CMR or Cognitive Machine Reading easily overrides the various deterrents of the unstructured data digitization process and fosters a seamless extraction of granular insights even from credentials. Furthermore, unlike the rule-based OCR, this data digitization solution is created out of proprietary pattern matching using methods focused on content-based object retrieval, which renders the level of precision in unstructured data extraction.
Therefore, it is more reliable than OCR and other related tech-based solutions.
OCR is inherently inadept at handling unstructured documents like contracts where there is no template guiding the OCR in the right direction. In order for OCR to understand where to look for data in documents, the latter must be consistent and structured, following common document standards.
On the other hand, RPA goes beyond OCR with its ability to integrate applications with legacy systems to accommodate seamless process flow. But even this technology is not enough for data digitization projects. Most importantly, RPA is not designed to read data. It acts on data.
Enterprises can embrace Intelligent Document Processing from the initial point of entry, via upstream processing, and through to the desired output.
Automation, AI, and ML are the best bet for unstructured data digitization challenges. CMR incorporated with the above-mentioned tech capabilities is presently the only solution available for enterprises. This new approach matches the digital ecosystem gradually building around us. Machine Learning-based models know what data they need, where to find it, and how to process it, and they have the power to overcome the limitations of rules-based approaches to data extraction.

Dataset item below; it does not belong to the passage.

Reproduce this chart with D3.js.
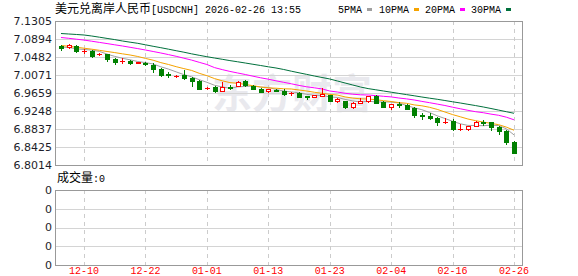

The timely availability of data not only empowers enterprises with data-driven decision-making, but it has also been proven that companies that can better mine customer data can aptly predict shifts in demand and meet emerging needs. But unfortunately, due to the unstructured nature of such data or the absence of proper strategies to address it, data digitization and availability continue to bother enterprises. The advent of CMR has solved many of their concerns, yet it is a new technology that tags along with a new set of challenges.